A Needed Transformation

Over this past generation our country has gone through wholesale changes in what we stand for and believe in. There are things happening today that weren’t even contemplated a couple of generations ago.

In 1965, after reading Billy Graham’s manuscript entitled, “World Aflame,” Ruth Graham Bell said, “Billy, if God doesn’t soon bring judgment upon America, He’ll have to go back and apologize to Sodom and Gomorrah!”

The specific chapter she was reading vividly described the sinful conditions in America. But forward 55 years and what we see is an increase in wickedness of biblical proportions.

Yet, when I look back and see that God was willing to spare Sodom and Gomorrah if He could find at least 10 righteous people, even as wicked and sinful as it was, that gives me hope.

And that’s because of the Christian presence in the gates of our country that has withheld God’s judgment. But for how long? The Bible says God is long suffering, but it never says He is forever suffering!

We are in need of a transformation. A change is necessary, but what sort of change?

We look to our politicians, or to a particular political party, to bring the change we need to keep our country from God’s judgment. And while this may be beneficial, there is no system of government that will save our nation.

What is needed is a transformation, which is apropos because transformation, by its very definition, is something that begins on the inside and works its way out.

The only thing that will save this nation are people’s hearts changing, becoming aligned with God, His word, will, and ways. It’s a heart change of the people, not a political realignment, but a heart alignment. And this is especially true in the lives of God’s people.

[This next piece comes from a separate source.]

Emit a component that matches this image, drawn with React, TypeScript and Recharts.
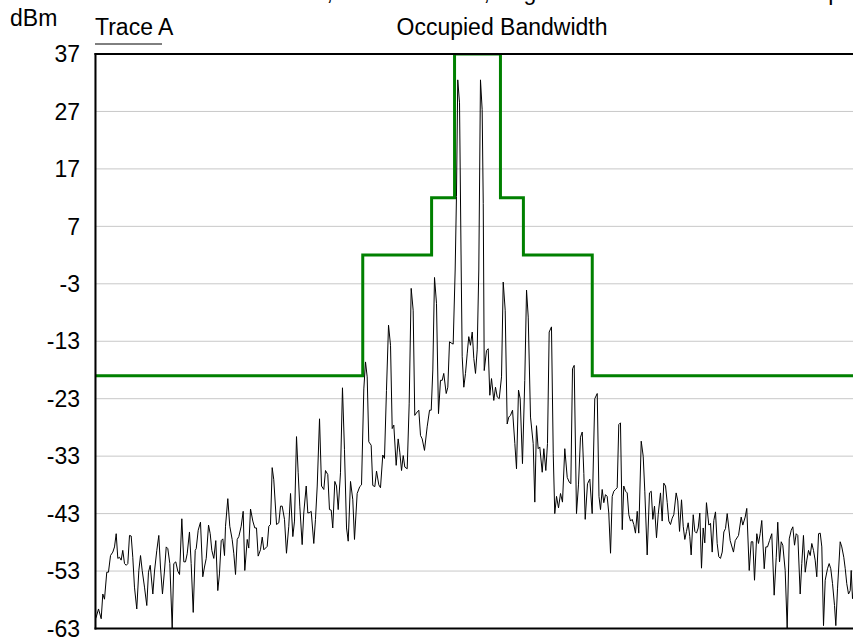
import React from 'react';
import { LineChart, Line, XAxis, YAxis, CartesianGrid } from 'recharts';

// Frequency offset (MHz) from centre, level (dBm)
const levelTicks = [-63, -53, -43, -33, -23, -13, -3, 7, 17, 27, 37];
const freqTicks = [-5, -4, -3, -2, -1, 0, 1, 2, 3, 4, 5];

// Spectrum emission mask (step after each edge)
const maskEdges = [-5, -1.5, -0.6, -0.3, 0.3, 0.6, 1.5, 5];
const maskLevels = [-19, 2, 12, 37, 12, 2, -19, -19];

// Trace A: [offset MHz, dBm]
const lowerFarSkirt: [number, number][] = [
  [-5.0, -61.5], [-4.984, -61], [-4.954, -59.6], [-4.919, -61.3], [-4.898, -57], [-4.876, -57.9],
  [-4.846, -53.2], [-4.824, -53.2], [-4.797, -50.3], [-4.767, -49.7], [-4.745, -48.8], [-4.723, -46.5],
  [-4.702, -50.8], [-4.68, -50.6], [-4.658, -51.1], [-4.637, -49.4], [-4.614, -51.7], [-4.592, -52],
  [-4.571, -51.7], [-4.549, -46.8], [-4.527, -46.9], [-4.506, -50.6], [-4.484, -55.8], [-4.454, -59.6],
  [-4.427, -52.9], [-4.405, -50.3], [-4.383, -52.9], [-4.353, -55.8], [-4.323, -59], [-4.301, -53.2],
  [-4.278, -52], [-4.244, -57], [-4.222, -53], [-4.192, -49.4], [-4.166, -46.8], [-4.144, -52.3],
  [-4.118, -57], [-4.092, -53], [-4.069, -48.8], [-4.048, -49.1], [-4.022, -51.7], [-3.991, -63],
  [-3.97, -51.7], [-3.944, -51.4], [-3.918, -53], [-3.895, -53.6], [-3.865, -43.9], [-3.839, -51.4],
  [-3.817, -51.4], [-3.795, -50], [-3.765, -46.2], [-3.743, -51.7], [-3.716, -60.2], [-3.69, -49.4],
  [-3.677, -49.1], [-3.651, -45.9], [-3.621, -44.5], [-3.591, -54], [-3.569, -52.3], [-3.546, -50.8],
  [-3.516, -45], [-3.494, -46.5], [-3.473, -49.4], [-3.447, -50.8], [-3.421, -47.7], [-3.395, -56.4],
  [-3.373, -53.5], [-3.35, -47.7], [-3.329, -47.4], [-3.307, -50.3],
];

const lowerShoulder: [number, number][] = [
  [-3.294, -45.2], [-3.264, -40.4], [-3.238, -45.2], [-3.207, -47.5], [-3.186, -49.9], [-3.163, -53.6],
  [-3.141, -47.5], [-3.12, -47], [-3.089, -45.2], [-3.063, -42.6], [-3.042, -52.9], [-3.01, -47.5],
  [-2.99, -49], [-2.967, -42.2], [-2.937, -44.3], [-2.911, -45.5], [-2.889, -45.5], [-2.867, -50.4],
  [-2.837, -49.3], [-2.814, -47.1], [-2.793, -49.3], [-2.771, -49], [-2.749, -48.7], [-2.728, -45.2],
  [-2.706, -44.9], [-2.684, -35], [-2.663, -37.1], [-2.627, -44.9], [-2.597, -44.6], [-2.575, -41.7],
  [-2.553, -41.7], [-2.523, -44], [-2.497, -49.9], [-2.467, -45.2], [-2.444, -39.5], [-2.414, -47],
  [-2.392, -44.3], [-2.366, -29.6], [-2.344, -35.9], [-2.323, -41.7], [-2.292, -48.4], [-2.271, -42.9],
  [-2.239, -38.2], [-2.218, -42.9], [-2.192, -42.8], [-2.174, -42.6], [-2.14, -48.2], [-2.118, -44],
  [-2.095, -38.2], [-2.065, -26.5], [-2.039, -38.2], [-2.009, -38.8], [-1.987, -35.5], [-1.957, -36.2],
  [-1.935, -42.3], [-1.912, -42.4], [-1.892, -45.5], [-1.865, -37.4], [-1.843, -38.2], [-1.821, -42.3],
  [-1.791, -35.9], [-1.765, -21.1], [-1.739, -31.8], [-1.712, -45.5], [-1.69, -47.8], [-1.66, -37.4],
  [-1.63, -40.6], [-1.608, -47.5],
];

const lowerCore: [number, number][] = [
  [-1.573, -39.5], [-1.539, -38.3], [-1.516, -38], [-1.486, -21.3], [-1.464, -16.6], [-1.442, -19.2],
  [-1.421, -30.5], [-1.39, -31.1], [-1.369, -38.1], [-1.342, -38.3], [-1.32, -35.6], [-1.29, -38],
  [-1.268, -38.5], [-1.238, -32.8], [-1.216, -33.4], [-1.19, -21.6], [-1.163, -10.2], [-1.137, -13.7],
  [-1.115, -28.2], [-1.094, -27.6], [-1.063, -34.6], [-1.037, -30], [-1.016, -32.3], [-0.993, -35.5],
  [-0.971, -32.9], [-0.95, -34.9], [-0.919, -35.2], [-0.893, -23.9], [-0.867, -3.8], [-0.841, -7.6],
  [-0.82, -25.9], [-0.788, -25.3], [-0.767, -25], [-0.745, -29.4], [-0.723, -30], [-0.693, -32],
  [-0.658, -27.9], [-0.627, -25], [-0.605, -25], [-0.584, -18], [-0.562, -1.9], [-0.536, -6.4],
  [-0.51, -25.6], [-0.484, -19.8], [-0.461, -19.8], [-0.441, -18.6], [-0.409, -22.1], [-0.388, -21],
  [-0.366, -13.1], [-0.344, -13.3], [-0.318, -13.5], [-0.292, -0.6], [-0.275, 12.2], [-0.258, 32.5],
  [-0.235, 28.5], [-0.213, -0.6], [-0.2, -15.7], [-0.179, -21], [-0.157, -18.6], [-0.135, -15.2],
  [-0.114, -12.2], [-0.092, -13.7], [-0.069, -11.4], [-0.048, -16], [-0.026, -18.6], [-0.004, -14.5],
];

const upperCore: [number, number][] = [
  [0.017, -0.6], [0.039, 32.5], [0.061, 27.3], [0.075, 11], [0.088, -18.1], [0.118, -14.6],
  [0.14, -14.3], [0.161, -22.4], [0.183, -19.5], [0.213, -23.3], [0.235, -21], [0.258, -22.7],
  [0.284, -23], [0.314, -19.2], [0.336, -2.7], [0.362, -7.6], [0.388, -27.4], [0.409, -26.2],
  [0.431, -25.9], [0.458, -25], [0.488, -30.8], [0.51, -35.2], [0.536, -21.5], [0.558, -23],
  [0.588, -34.3], [0.618, -19.8], [0.641, -4.1], [0.663, -8.8], [0.693, -26.2], [0.728, -30.8],
  [0.749, -41], [0.771, -27.7], [0.793, -31.7], [0.814, -31.4], [0.846, -35.8], [0.867, -31.7],
  [0.893, -35.5], [0.915, -30.8], [0.937, -11.4], [0.967, -10.5], [0.99, -32.6], [1.01, -43],
  [1.033, -40], [1.059, -42], [1.085, -39.5], [1.111, -41], [1.141, -31.7], [1.173, -36.7],
  [1.199, -37.5], [1.22, -37.8], [1.242, -17.8], [1.264, -17.2], [1.294, -43], [1.32, -38],
  [1.346, -29.7], [1.369, -28.8], [1.39, -36], [1.408, -44], [1.438, -37.8], [1.468, -37],
  [1.499, -43], [1.533, -23], [1.565, -22.1], [1.588, -40], [1.608, -42.3],
];

const upperShoulder: [number, number][] = [
  [1.63, -38.8], [1.651, -41.1], [1.673, -39.7], [1.695, -40], [1.716, -42.9], [1.739, -49.9],
  [1.761, -40], [1.782, -39.1], [1.804, -38.8], [1.826, -38.5], [1.847, -27.5], [1.869, -27.2],
  [1.892, -45.8], [1.912, -38.2], [1.935, -39.1], [1.957, -39.4], [1.978, -43.2], [2.0, -44.3],
  [2.022, -44], [2.043, -44.9], [2.065, -46.4], [2.088, -42.6], [2.108, -46.4], [2.14, -30.4],
  [2.166, -33], [2.187, -39.1], [2.218, -50.2], [2.248, -39.4], [2.271, -39.1], [2.292, -44],
  [2.314, -41.7], [2.34, -47.2], [2.362, -43.2], [2.392, -39.4], [2.414, -44.3], [2.435, -37.7],
  [2.458, -38.2], [2.48, -41.1], [2.501, -44.3], [2.523, -44.9], [2.545, -43.8], [2.566, -43.2],
  [2.597, -39.4], [2.618, -40.8], [2.641, -46.1], [2.667, -40.6], [2.689, -45.2], [2.71, -47.5],
  [2.732, -46.1], [2.754, -44.6], [2.775, -47], [2.793, -50.2], [2.82, -43.2], [2.841, -46.1],
  [2.863, -46.4], [2.885, -45.5], [2.906, -42.9], [2.928, -52.5], [2.95, -45.5], [2.971, -48.1],
  [2.993, -41.1], [3.024, -45], [3.046, -44.7], [3.068, -49.7], [3.089, -44.2], [3.111, -42.7],
  [3.133, -48.2], [3.154, -50.5], [3.176, -50.8], [3.199, -49.7], [3.22, -46.2], [3.242, -45.6],
  [3.264, -43],
];

const upperFarSkirt: [number, number][] = [
  [3.303, -47.7], [3.346, -49.7], [3.369, -47.7], [3.412, -46.8], [3.447, -43.6], [3.468, -45],
  [3.499, -43.6], [3.52, -42.1], [3.552, -52.9], [3.578, -47.9], [3.599, -47.9], [3.621, -54.6],
  [3.651, -46.5], [3.673, -48.2], [3.695, -46.5], [3.716, -44.2], [3.748, -52.6], [3.769, -48.8],
  [3.791, -48.8], [3.817, -47.7], [3.847, -46.5], [3.878, -57.2], [3.905, -50.6], [3.925, -44.5],
  [3.948, -51.4], [3.97, -47.9], [3.991, -48.5], [4.022, -52.9], [4.048, -63], [4.075, -47.4],
  [4.101, -45.9], [4.122, -45.3], [4.144, -48.5], [4.166, -46.5], [4.187, -46.8], [4.218, -57],
  [4.239, -51.7], [4.261, -46.8], [4.284, -53.2], [4.305, -51.1], [4.327, -49.4], [4.349, -50.3],
  [4.37, -48.2], [4.392, -49.4], [4.414, -51.1], [4.435, -54], [4.458, -46.5], [4.48, -46.4],
  [4.501, -48.8], [4.523, -62.5], [4.545, -54.6], [4.575, -52.6], [4.597, -51.7], [4.618, -52.6],
  [4.641, -55.2], [4.667, -59], [4.684, -62.5], [4.706, -56.1], [4.741, -47.9], [4.762, -48.8],
  [4.788, -50.6], [4.807, -52.6], [4.827, -55.2], [4.85, -57], [4.872, -56.4], [4.885, -52.9],
  [4.902, -57.8], [4.93, -55], [4.96, -52], [5.0, -54],
];

const FONT = "'Liberation Sans', Arial, Helvetica, sans-serif";

export default function App() {
  const traceData = [
    ...lowerFarSkirt,
    ...lowerShoulder,
    ...lowerCore,
    ...upperCore,
    ...upperShoulder,
    ...upperFarSkirt,
  ].map(([f, dbm]) => ({ f, dbm }));
  const maskData = maskEdges.map((f, i) => ({ f, mask: maskLevels[i] }));

  return (
    <div
      style={{
        position: 'fixed',
        left: 0,
        top: 0,
        width: 853,
        height: 641,
        overflow: 'hidden',
        background: '#ffffff',
      }}
    >
      <LineChart width={870} height={641} margin={{ top: 54, right: 10, bottom: 12.5, left: 0 }}>
        <CartesianGrid stroke="#c8c8c8" strokeWidth={1} />
        <XAxis
          type="number"
          dataKey="f"
          domain={[-5, 5]}
          ticks={freqTicks}
          height={0}
          tick={false}
          axisLine={false}
          tickLine={false}
          allowDataOverflow
        />
        <YAxis
          type="number"
          domain={[-63, 37]}
          ticks={levelTicks}
          interval={0}
          width={95}
          axisLine={false}
          tickLine={false}
          tickSize={6}
          tickMargin={9}
          allowDataOverflow
          tick={{ fontSize: 23, fill: '#000000', fontFamily: FONT }}
        />
        <Line
          data={maskData}
          dataKey="mask"
          type="stepAfter"
          stroke="#008000"
          strokeWidth={3}
          dot={false}
          isAnimationActive={false}
        />
        <Line
          data={traceData}
          dataKey="dbm"
          type="linear"
          stroke="#000000"
          strokeWidth={1}
          dot={false}
          isAnimationActive={false}
        />
      </LineChart>
      <svg
        width={853}
        height={641}
        style={{ position: 'absolute', left: 0, top: 0, pointerEvents: 'none' }}
      >
        <line x1={94.5} y1={54} x2={853} y2={54} stroke="#000" strokeWidth={2} />
        <line x1={95.5} y1={53} x2={95.5} y2={629.5} stroke="#000" strokeWidth={2} />
        <line x1={94.5} y1={628.5} x2={853} y2={628.5} stroke="#000" strokeWidth={2} />
        <g fontFamily={FONT} fontSize={23} fill="#000">
          <text x={333} y={0} textAnchor="end">Ref Level 37.00 dBm,</text>
          <text x={490} y={0} textAnchor="end">Atten 10 dB,</text>
          <text x={497} y={0}>Avg 10/10</text>
          <text x={841} y={0} textAnchor="end">Sweep</text>
          <text x={10} y={26}>dBm</text>
          <text x={95} y={35}>Trace A</text>
          <text x={502} y={35} textAnchor="middle">Occupied Bandwidth</text>
        </g>
        <line x1={95} y1={44} x2={162} y2={44} stroke="#000" strokeWidth={1} />
      </svg>
    </div>
  );
}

The Lord cried out, “If My people who are called by My name will humble themselves, and pray and seek My face, and turn from their wicked ways, then I will hear from heaven, and will forgive their sin and heal their land.” (2 Chronicles 7:14)

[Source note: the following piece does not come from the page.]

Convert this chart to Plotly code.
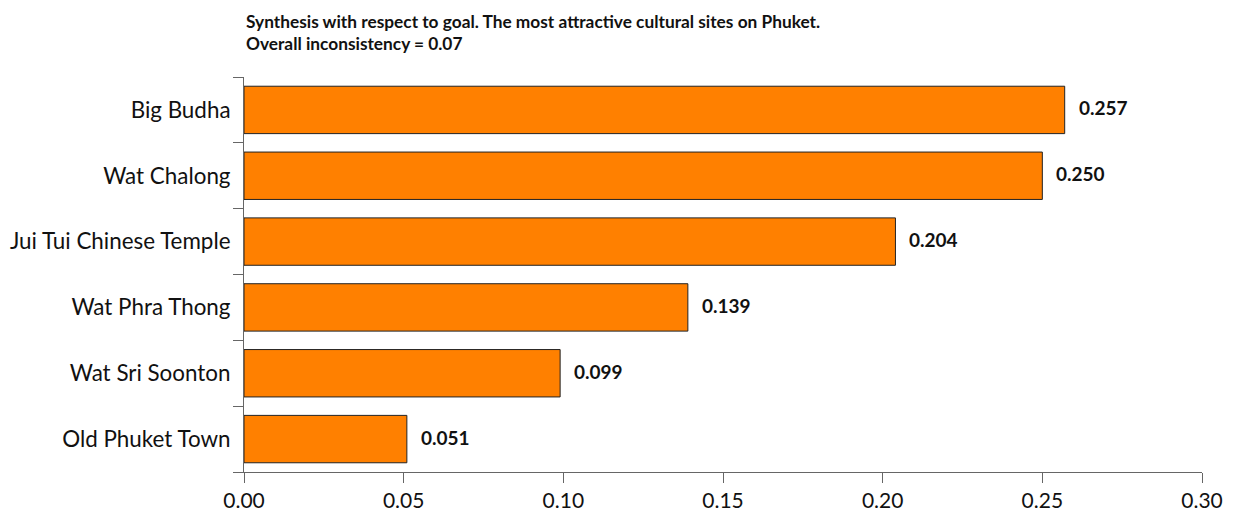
import plotly.graph_objects as go

categories = ["Big Budha", "Wat Chalong", "Jui Tui Chinese Temple", "Wat Phra Thong", "Wat Sri Soonton", "Old Phuket Town"]
values = [0.257, 0.250, 0.204, 0.139, 0.099, 0.051]
value_labels = ["0.257", "0.250", "0.204", "0.139", "0.099", "0.051"]
x_ticks = [0.00, 0.05, 0.10, 0.15, 0.20, 0.25, 0.30]
x_tick_labels = ["0.00", "0.05", "0.10", "0.15", "0.20", "0.25", "0.30"]

FONT = "Lato"

fig = go.Figure()
fig.add_trace(go.Bar(
    y=categories, x=values, orientation="h",
    marker=dict(color="#FF8000", line=dict(color="#222222", width=1)),
    width=0.72,
))

for c, v, t in zip(categories, values, value_labels):
    fig.add_annotation(x=v, y=c, text="<b>%s</b>" % t, showarrow=False,
                       xanchor="left", xshift=12, yshift=2,
                       font=dict(family=FONT, size=19, color="#111111"))

fig.add_annotation(xref="paper", yref="paper", x=0, y=1, yshift=21,
                   xanchor="left", yanchor="bottom", align="left",
                   text="<b>Synthesis with respect to goal. The most attractive cultural sites on Phuket.<br>Overall inconsistency = 0.07</b>",
                   showarrow=False, font=dict(family=FONT, size=17.3, color="#111111"))

fig.update_layout(
    width=1234, height=513,
    margin=dict(l=244, r=32, t=77, b=41, autoexpand=False),
    plot_bgcolor="white", paper_bgcolor="white",
    showlegend=False,
    font=dict(family=FONT, color="#111111"),
    xaxis=dict(range=[0, 0.30], tickvals=x_ticks, ticktext=x_tick_labels, automargin=False,
               showgrid=False, zeroline=False, showline=True, linecolor="#666666", linewidth=1,
               ticks="outside", ticklen=10, tickcolor="#666666",
               tickfont=dict(family=FONT, size=21, color="#111111")),
    yaxis=dict(categoryorder="array", categoryarray=categories[::-1], automargin=False,
               showgrid=False, zeroline=False, showline=True, linecolor="#666666", linewidth=1,
               ticks="outside", ticklen=10, tickcolor="#666666", tickson="boundaries",
               ticklabelstandoff=8,
               tickfont=dict(family=FONT, size=22.4, color="#111111")),
)

fig.write_html("out.html")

And we see such a cry from the Lord through the prophet Jeremiah.

Jeremiah said, “A voice was heard on the desolate heights, weeping and supplications of the children of Israel. For they have perverted their way; they have forgotten the Lord their God.” (Jeremiah 3:21 NKJV)

And the Lord responded, “Return, you backsliding children, and I will heal your backslidings.” (Jeremiah 3:22 NKJV)

So, A Transformation is Needed

And this will happen only when the Spirit of God takes over our lives, because when that happens, we’re no longer going to be the same, and those who know us will see us in a completely different light. No longer will we be classified as what we were, sinners, instead we’ll be seen as to who we are in Christ, and that is, saints and warriors for God.

Now, the reason I say, “Warriors for God,” is because we see this transformation in the story of David and Goliath.

Today we face similar giants who threaten all that we stand for, all that we hold dear as believers in Jesus Christ. These giants spew out their hatred for God, the things of God, and the people of God much the same as Goliath did.

When David heard these remarks directed towards God and His people, he became transformed, so much so that even King Saul questioned who he was. This is interesting because Saul knew David as a musician, a person who through his music could drive away the demons of depression.

But now Saul saw David in a completely different light. He saw David as a warrior, and so he asked, “Whose son is this youth?” (1 Samuel 17:55 NKJV)

Saul no longer saw David as just a musician, but now he saw him as a mighty man of valor.

Now is the time for our transformation. Our friends and family need to no longer see us as singers of hymns on Sunday morning, instead they need to see us as mighty men and women of valor.

But just as David refused King Saul’s armor, we need to refuse the weaponry of this world.

Instead, we’re to fight with God’s armor, that is, the helmet of salvation, the breastplate of righteousness, the belt of truth, the sandals of peace, the shield of faith, and the sword of the Spirit, the word of God, along with Holy Spirit directed prayer (Ephesians 6:12-18).

To fight the battles, therefore, a transformation is needed. This is why it’s my prayer that 2023 will be a year of transformation, where our hearts will be transformed, and we’ll be those men and women that God is calling for us to be, along with His church.